■ WRITTEN INSTRUCTION
Starting at the line that contains "Emit a component" and stopping at the line that contains "import Chart from 'chart.js/auto';", transcribe every line of the material below exactly; pictures stay out.
--- Start RECORD EXTRACTS ---
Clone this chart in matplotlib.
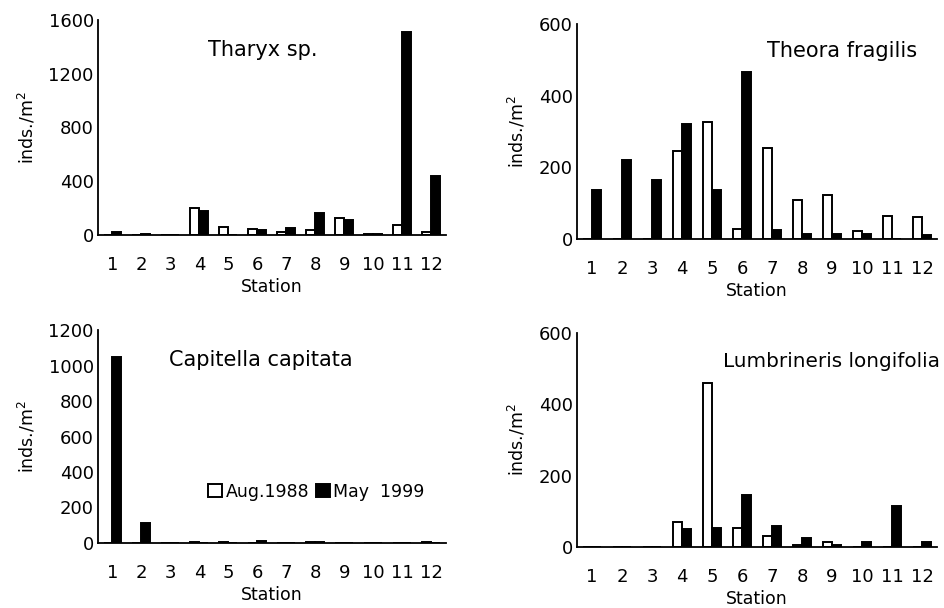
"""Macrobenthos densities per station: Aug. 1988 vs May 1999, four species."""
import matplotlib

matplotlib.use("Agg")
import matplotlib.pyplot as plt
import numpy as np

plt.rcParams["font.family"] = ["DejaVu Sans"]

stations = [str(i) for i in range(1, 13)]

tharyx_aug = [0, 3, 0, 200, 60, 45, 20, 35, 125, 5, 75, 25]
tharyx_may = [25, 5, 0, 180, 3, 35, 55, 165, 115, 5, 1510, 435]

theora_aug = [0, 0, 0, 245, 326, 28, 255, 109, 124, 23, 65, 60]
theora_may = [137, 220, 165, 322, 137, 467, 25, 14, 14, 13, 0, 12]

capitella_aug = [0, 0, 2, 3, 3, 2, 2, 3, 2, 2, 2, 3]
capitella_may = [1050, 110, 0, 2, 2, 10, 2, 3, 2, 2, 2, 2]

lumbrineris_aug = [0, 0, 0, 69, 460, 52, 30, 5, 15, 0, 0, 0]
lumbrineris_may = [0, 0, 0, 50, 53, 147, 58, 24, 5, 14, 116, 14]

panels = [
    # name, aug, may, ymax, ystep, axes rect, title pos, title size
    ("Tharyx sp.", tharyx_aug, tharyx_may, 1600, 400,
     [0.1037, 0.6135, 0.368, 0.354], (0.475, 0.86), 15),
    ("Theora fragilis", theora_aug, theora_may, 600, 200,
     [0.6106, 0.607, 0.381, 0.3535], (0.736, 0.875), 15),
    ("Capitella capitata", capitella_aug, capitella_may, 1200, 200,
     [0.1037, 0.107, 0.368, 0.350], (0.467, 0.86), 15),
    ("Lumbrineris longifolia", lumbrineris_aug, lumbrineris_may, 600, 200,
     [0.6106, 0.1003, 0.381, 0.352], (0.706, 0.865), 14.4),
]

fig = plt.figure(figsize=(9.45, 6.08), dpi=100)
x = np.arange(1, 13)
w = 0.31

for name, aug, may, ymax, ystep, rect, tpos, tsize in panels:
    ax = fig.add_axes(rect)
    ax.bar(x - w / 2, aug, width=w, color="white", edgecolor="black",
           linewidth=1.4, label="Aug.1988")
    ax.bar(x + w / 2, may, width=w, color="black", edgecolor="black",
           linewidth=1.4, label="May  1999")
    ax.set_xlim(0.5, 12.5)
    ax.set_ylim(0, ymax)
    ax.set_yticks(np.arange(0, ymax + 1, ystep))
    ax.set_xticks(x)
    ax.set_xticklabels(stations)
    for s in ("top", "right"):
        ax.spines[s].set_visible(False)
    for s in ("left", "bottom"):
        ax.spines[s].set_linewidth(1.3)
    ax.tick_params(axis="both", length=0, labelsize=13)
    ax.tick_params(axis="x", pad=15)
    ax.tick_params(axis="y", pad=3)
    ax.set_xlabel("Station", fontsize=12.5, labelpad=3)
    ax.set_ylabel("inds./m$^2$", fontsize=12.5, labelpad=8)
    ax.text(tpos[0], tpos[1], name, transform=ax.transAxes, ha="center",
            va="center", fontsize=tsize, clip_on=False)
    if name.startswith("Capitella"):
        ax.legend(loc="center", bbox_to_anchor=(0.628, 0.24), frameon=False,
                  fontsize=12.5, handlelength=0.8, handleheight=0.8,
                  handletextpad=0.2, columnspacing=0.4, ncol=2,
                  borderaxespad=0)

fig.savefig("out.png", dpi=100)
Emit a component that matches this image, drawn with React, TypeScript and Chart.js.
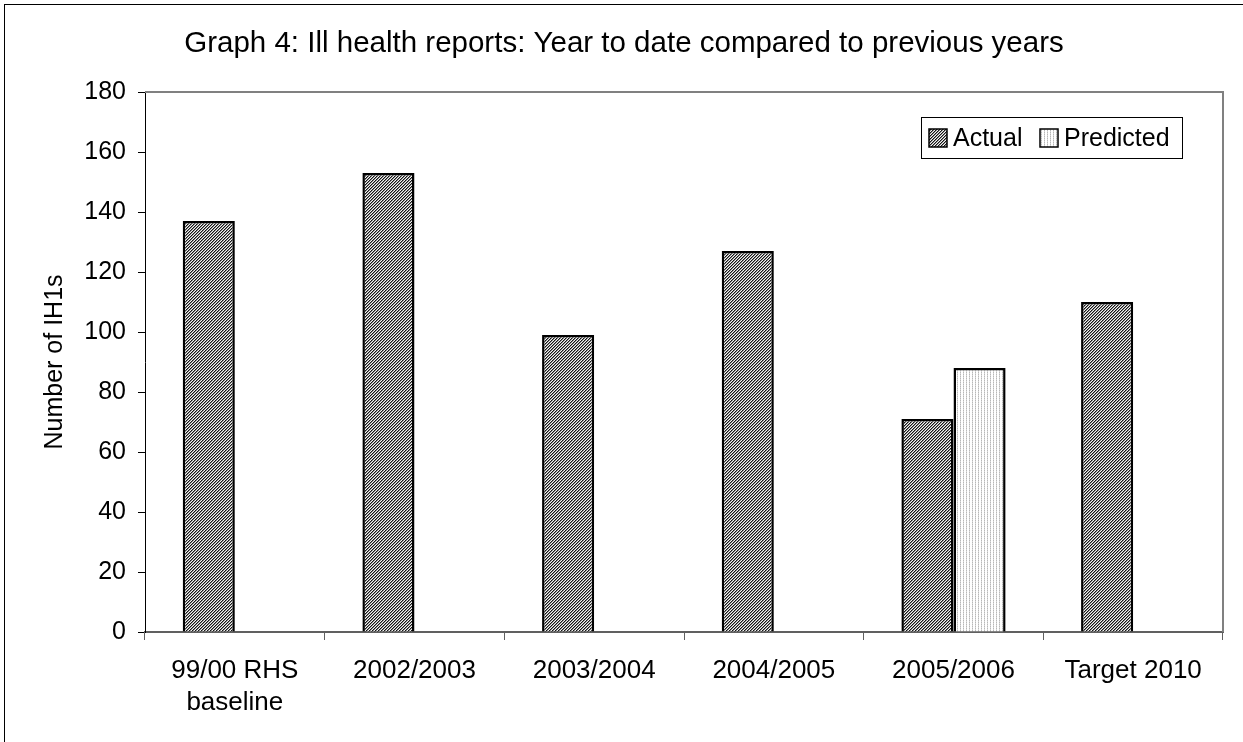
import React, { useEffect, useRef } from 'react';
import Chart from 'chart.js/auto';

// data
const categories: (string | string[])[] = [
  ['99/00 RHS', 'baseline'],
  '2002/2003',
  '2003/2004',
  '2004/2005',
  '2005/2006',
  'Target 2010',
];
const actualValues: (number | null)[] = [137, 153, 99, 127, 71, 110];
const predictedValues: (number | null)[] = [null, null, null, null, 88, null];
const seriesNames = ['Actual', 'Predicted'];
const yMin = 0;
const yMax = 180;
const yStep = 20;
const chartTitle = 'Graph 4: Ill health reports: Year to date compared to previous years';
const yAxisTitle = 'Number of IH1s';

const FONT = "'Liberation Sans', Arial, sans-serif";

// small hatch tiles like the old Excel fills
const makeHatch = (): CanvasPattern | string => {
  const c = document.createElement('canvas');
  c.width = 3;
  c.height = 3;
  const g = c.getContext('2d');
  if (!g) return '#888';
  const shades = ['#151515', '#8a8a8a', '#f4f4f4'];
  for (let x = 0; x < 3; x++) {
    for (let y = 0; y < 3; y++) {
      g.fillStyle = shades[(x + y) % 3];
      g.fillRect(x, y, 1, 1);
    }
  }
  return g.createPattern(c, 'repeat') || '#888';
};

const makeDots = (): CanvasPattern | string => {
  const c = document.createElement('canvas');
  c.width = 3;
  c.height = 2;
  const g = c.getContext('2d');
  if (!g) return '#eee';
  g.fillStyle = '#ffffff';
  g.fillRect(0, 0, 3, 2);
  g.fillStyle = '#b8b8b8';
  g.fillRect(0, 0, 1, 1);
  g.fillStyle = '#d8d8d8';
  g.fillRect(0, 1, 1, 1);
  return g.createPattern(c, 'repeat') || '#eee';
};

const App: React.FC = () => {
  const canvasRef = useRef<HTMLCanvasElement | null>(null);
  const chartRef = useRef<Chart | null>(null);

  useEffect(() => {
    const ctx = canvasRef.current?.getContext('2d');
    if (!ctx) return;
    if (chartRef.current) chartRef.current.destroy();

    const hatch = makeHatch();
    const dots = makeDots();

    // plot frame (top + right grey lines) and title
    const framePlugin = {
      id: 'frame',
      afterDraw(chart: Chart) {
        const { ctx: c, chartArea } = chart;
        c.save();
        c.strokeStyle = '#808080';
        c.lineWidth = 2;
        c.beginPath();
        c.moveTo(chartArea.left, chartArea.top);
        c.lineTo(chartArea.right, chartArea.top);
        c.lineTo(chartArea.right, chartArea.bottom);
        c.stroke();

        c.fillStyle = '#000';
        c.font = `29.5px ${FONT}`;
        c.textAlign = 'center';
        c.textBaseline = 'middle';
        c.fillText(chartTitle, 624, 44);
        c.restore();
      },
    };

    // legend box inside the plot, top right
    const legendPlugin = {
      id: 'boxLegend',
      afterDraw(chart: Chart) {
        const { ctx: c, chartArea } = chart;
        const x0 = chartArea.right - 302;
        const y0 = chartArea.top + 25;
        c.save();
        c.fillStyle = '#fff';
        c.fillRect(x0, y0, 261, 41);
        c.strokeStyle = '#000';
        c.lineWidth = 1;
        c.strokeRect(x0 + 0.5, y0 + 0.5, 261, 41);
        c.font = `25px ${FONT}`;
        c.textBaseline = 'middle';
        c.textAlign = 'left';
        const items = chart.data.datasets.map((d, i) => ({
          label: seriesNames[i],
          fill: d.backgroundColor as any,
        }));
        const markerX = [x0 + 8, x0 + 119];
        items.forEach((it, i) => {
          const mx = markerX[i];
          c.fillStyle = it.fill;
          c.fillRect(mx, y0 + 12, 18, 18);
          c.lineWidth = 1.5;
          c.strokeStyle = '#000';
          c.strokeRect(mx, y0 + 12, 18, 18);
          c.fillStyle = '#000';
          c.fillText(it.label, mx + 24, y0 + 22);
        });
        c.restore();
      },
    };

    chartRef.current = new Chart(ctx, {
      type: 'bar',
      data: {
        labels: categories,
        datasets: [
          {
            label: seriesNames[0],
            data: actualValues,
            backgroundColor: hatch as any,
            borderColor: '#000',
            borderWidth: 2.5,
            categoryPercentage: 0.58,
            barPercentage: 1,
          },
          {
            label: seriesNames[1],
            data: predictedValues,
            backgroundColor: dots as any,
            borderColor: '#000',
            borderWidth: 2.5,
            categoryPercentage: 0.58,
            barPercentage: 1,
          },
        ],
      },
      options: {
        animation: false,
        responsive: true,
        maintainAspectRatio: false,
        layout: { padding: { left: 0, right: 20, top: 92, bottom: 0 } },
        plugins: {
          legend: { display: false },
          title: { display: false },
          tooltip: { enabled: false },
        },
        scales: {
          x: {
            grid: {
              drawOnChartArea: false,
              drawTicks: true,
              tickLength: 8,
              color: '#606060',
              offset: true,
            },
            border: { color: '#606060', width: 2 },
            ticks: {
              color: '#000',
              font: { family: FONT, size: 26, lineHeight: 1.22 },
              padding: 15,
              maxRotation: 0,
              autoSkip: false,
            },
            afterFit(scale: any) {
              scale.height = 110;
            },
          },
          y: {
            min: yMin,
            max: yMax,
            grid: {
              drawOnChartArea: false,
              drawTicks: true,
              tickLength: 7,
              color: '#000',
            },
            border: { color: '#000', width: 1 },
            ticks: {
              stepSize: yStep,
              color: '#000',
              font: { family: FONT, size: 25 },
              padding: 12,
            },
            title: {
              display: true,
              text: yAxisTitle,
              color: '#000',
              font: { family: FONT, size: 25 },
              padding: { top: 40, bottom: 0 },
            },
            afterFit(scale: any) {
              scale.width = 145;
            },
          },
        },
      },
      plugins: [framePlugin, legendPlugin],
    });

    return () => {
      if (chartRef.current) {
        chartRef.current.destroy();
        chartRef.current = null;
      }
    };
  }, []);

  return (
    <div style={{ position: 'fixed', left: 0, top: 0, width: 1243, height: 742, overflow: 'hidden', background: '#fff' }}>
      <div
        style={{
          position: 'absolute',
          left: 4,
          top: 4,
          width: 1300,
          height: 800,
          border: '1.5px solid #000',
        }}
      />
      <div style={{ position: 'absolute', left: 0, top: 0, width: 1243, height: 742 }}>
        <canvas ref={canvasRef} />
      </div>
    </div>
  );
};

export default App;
--- End RECORD EXTRACTS ---
■ REPLY
Emit a component that matches this image, drawn with React, TypeScript and Chart.js.
import React, { useEffect, useRef } from 'react';
import Chart from 'chart.js/auto';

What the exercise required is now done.